Playing with the Wildcats, Kate trains twice a week but in the pre-season period she’ll often train three times a week. It’s a busy life but she clearly loves it.
Just because it’s women’s AFL, it doesn’t mean the players hold back; it’s very competitive and everyone plays to win. It’s very physical and very full on.
Kate’s passionate and doesn’t believe that women’s sport gets the credence it deserves: “Especially in a sport like AFL, it’s a bit frowned upon..obviously we’re girls and we’re not given much support in certain areas. It can be a real negative point when you’re not supported by certain members of the public and even by people within the AFL”
Kate hopes to change this with her role as figurehead for women’s AFL
She believes there’s not much difference between men and women’s football; there’s always a great sense of sportsmanship and the passion to play is strong, regardless of whether it’s men’s or women’s AFL being played.
“If you go and watch a guys game and a girls game – they are pretty similar in the way they’re played and the passion that all the team members have towards that game”
Despite the physical nature of the game, Kate wants to keep playing for as long as possible. She says “When I started [playing with the Wildcats] one of the girls was 35 so I want be like that; still playing in five years time.”
Seeing as Kate’s only 23, she has plenty of years in the game ahead of her.
Kate’s mum, Jill Misson, is immensely proud of her youngest daughter being an ambassador for women’s AFL. She believes that because of Kate’s background working for the AFL , Kate knows exactly what’s going on.
Between the ages of six and thirteen, Kate had a number of operations on her wrist due to a condition that she’s still receiving treatment for.
Jill says “She [Kate] always had this peaceful air about her as a child; she’s special…very relaxed and very mellow”
Despite having a mother’s bias, Jill reckons Kate has the ability to really push and promote women’s AFL because “whatever Kate does, she puts her whole heart and soul into getting the job done right”
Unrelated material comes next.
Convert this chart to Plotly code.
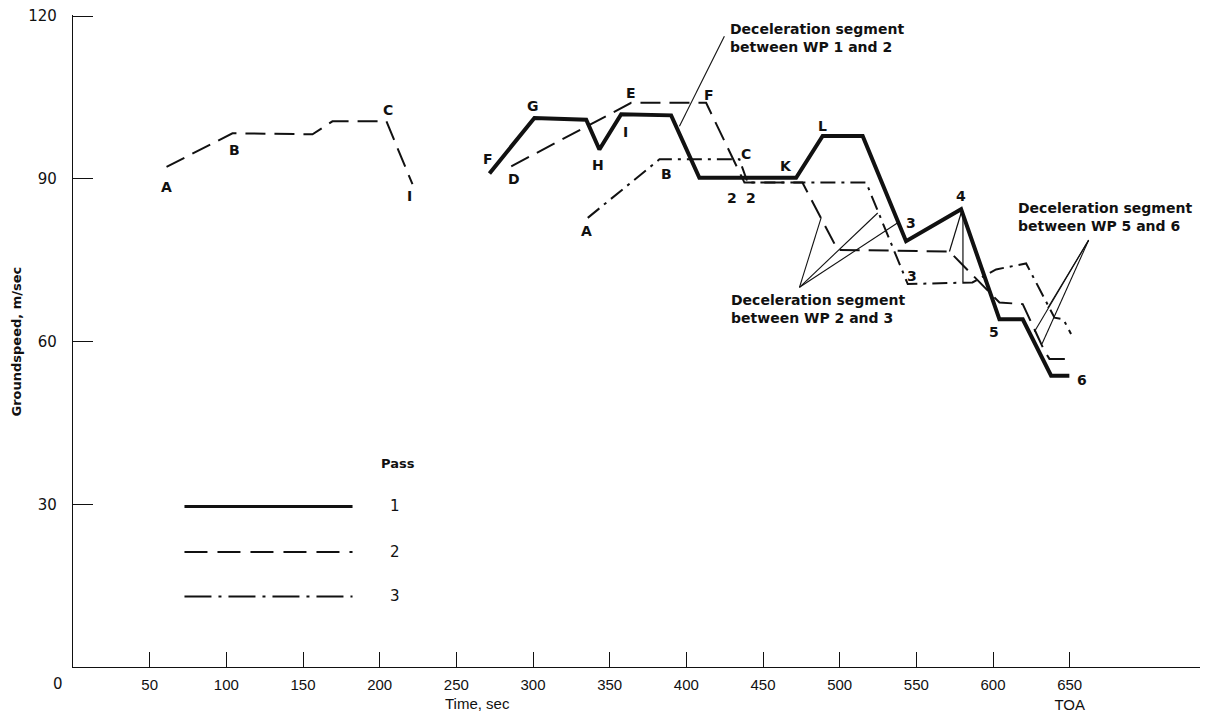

Jill was involved with the Cairns Junior Footbal Association, and seeing her sister and brother playing sports fired Kate’s imagination and she just had to get involved.
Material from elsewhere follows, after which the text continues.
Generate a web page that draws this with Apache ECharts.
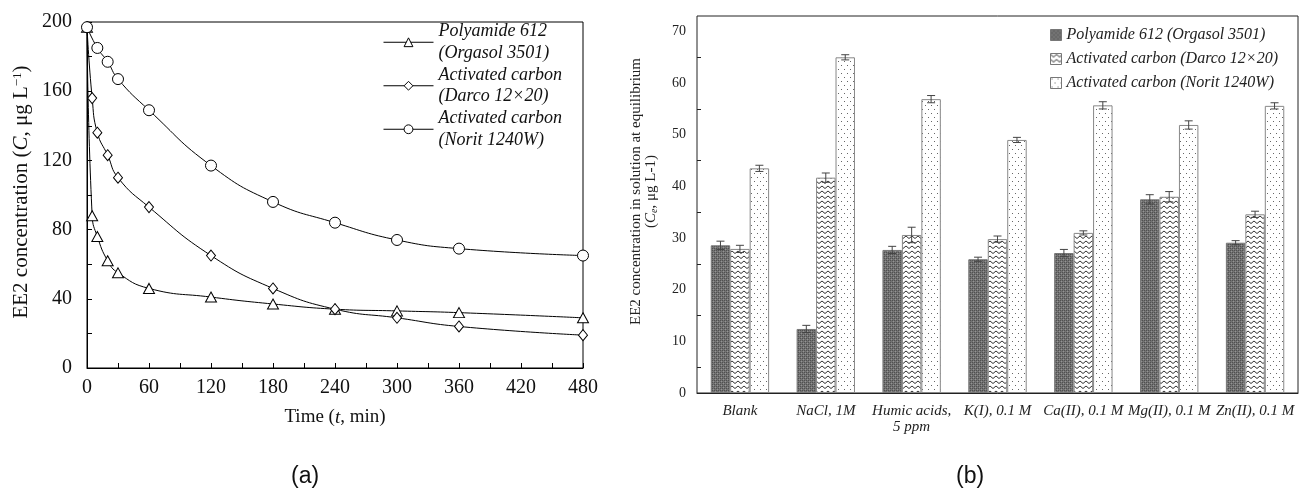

On Kate as a child, Jill says “She was very laid back but didn’t like rules and regulations. She went to school only because she had to but she would only do the bare minimum and nothing else.”
Her mum says “She’s very independent but she wouldn’t have got the job if she hadn’t got what it takes”.
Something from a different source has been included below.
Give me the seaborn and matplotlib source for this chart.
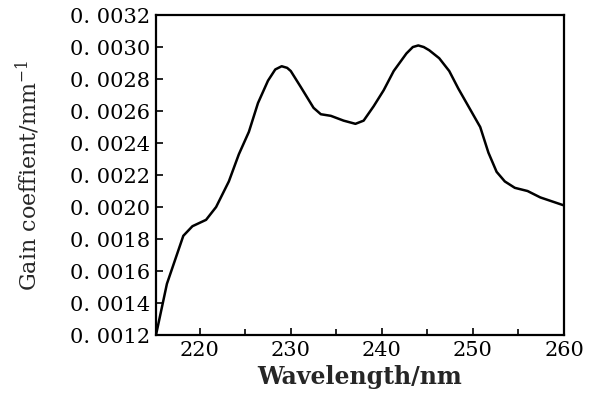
"""Gain coefficient spectrum versus wavelength."""
import matplotlib
matplotlib.use("Agg")
import matplotlib.pyplot as plt
from matplotlib.ticker import FuncFormatter, MultipleLocator
import pandas as pd
import seaborn as sns

# Curve.
wavelength = [
    215.2, 216.4, 218.2, 219.2, 220.7, 221.8, 223.2, 224.3, 225.4, 226.4,
    227.5, 228.3, 229.0, 229.6, 230.0, 231.1, 232.5, 233.3, 234.4, 235.8,
    237.1, 238.0, 239.1, 240.2, 241.3, 242.7, 243.4, 244.0, 244.6, 245.2,
    246.3, 247.4, 248.4, 249.7, 250.8, 251.7, 252.6, 253.5, 254.6, 256.0,
    257.4, 260.0,
]
gain = [
    0.00120, 0.00152, 0.00182, 0.00188, 0.00192, 0.00200, 0.00216, 0.00233,
    0.00247, 0.00265, 0.00279, 0.00286, 0.00288, 0.00287, 0.00285, 0.00275,
    0.00262, 0.00258, 0.00257, 0.00254, 0.00252, 0.00254, 0.00263, 0.00273,
    0.00285, 0.00296, 0.00300, 0.00301, 0.00300, 0.00298, 0.00293, 0.00285,
    0.00274, 0.00261, 0.00250, 0.00234, 0.00222, 0.00216, 0.00212, 0.00210,
    0.00206, 0.00201,
]
x_ticks = [220, 230, 240, 250, 260]

df = pd.DataFrame({"wavelength": wavelength, "gain": gain})

sns.set_style("ticks")
plt.rcParams["font.family"] = ["DejaVu Serif"]
plt.rcParams["mathtext.fontset"] = "dejavuserif"

fig = plt.figure(figsize=(6.06, 3.96), dpi=100)
ax = fig.add_axes([0.2574, 0.154, 0.6733, 0.808])

sns.lineplot(data=df, x="wavelength", y="gain", color="black",
             linewidth=1.8, ax=ax)

ax.set_xlim(215.2, 260)
ax.set_ylim(0.0012, 0.0032)
ax.set_xticks(x_ticks)
ax.xaxis.set_minor_locator(MultipleLocator(5))
ax.yaxis.set_major_locator(MultipleLocator(0.0002))
ax.yaxis.set_major_formatter(
    FuncFormatter(lambda v, p: f"{v:.4f}".replace(".", ". ")))

for side in ax.spines.values():
    side.set_linewidth(1.6)
    side.set_color("black")

ax.tick_params(axis="both", which="both", direction="in", top=False,
               right=False, width=1.2, colors="black", labelsize=15)
ax.tick_params(axis="both", which="major", length=5, pad=4)
ax.tick_params(axis="x", which="minor", length=4)

ax.set_xlabel("Wavelength/nm", fontsize=17, fontweight="bold", labelpad=4)
ax.set_ylabel("Gain coeffient/mm$^{-1}$", fontsize=16, labelpad=20)

fig.savefig("out.png", dpi=100)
You could call her a rebel but Kate’s buckled down and put in the hard yards to get where she wants to be. Her current job as a touch football coordinator requires her to report to the state government every three months so she has to be on the ball.
It’s a male dominated area but Kate won’t be pushed around by the old guard.
She says “You just have to get in there and do the work. If people see the work’s getting done, they realise that you’re the right one for the job. If there are obstacles, you just have to find a way around them. It’s just part of the job and you work with what you’ve got”
Jill says that Kate’s a great tactician and she’s diplomatic too – she knows when to keep quiet. It’s this ability to strike a balance that makes her popular with her team-mates.
Kate has a great respect for others and she gets that respect back in spadefuls.
Despite Kate’s popularity, Jill was adamant that she didn’t want her daughter portrayed as “up herself”; it’s a striking example of family keeping Kate’s feet firmly on the ground.
Not that Kate needs any help with that. But she might need to prepare for a long haul to get women’s AFL firmly jammed in the public eye.
Amanda Lucas, a sports journalist for the Courier Mail says “Female athletes are just as talented in their own right but it’s just how society portrays women athletes. I don’t think it’s a case of male versus female…it’s just that traditionally sport is a masculine thing. It’s hard to change something that’s been the way it has for so long, and various sports are improving with media coverage, sponsorships and audience awareness but is a very slow change”
“It’s great that we’ve got some great female athletes who juggle a career, and some have children. For teenage girls in particular, to look up to these women who are very healthy, fit and confident. I think they’re brilliant role models. They often offer a great perspective on how to deal with real life.”
Kate Misson ticks all the boxes.
Women’s AFL may not be getting the coverage it deserves but Kate’s doing her best to change that.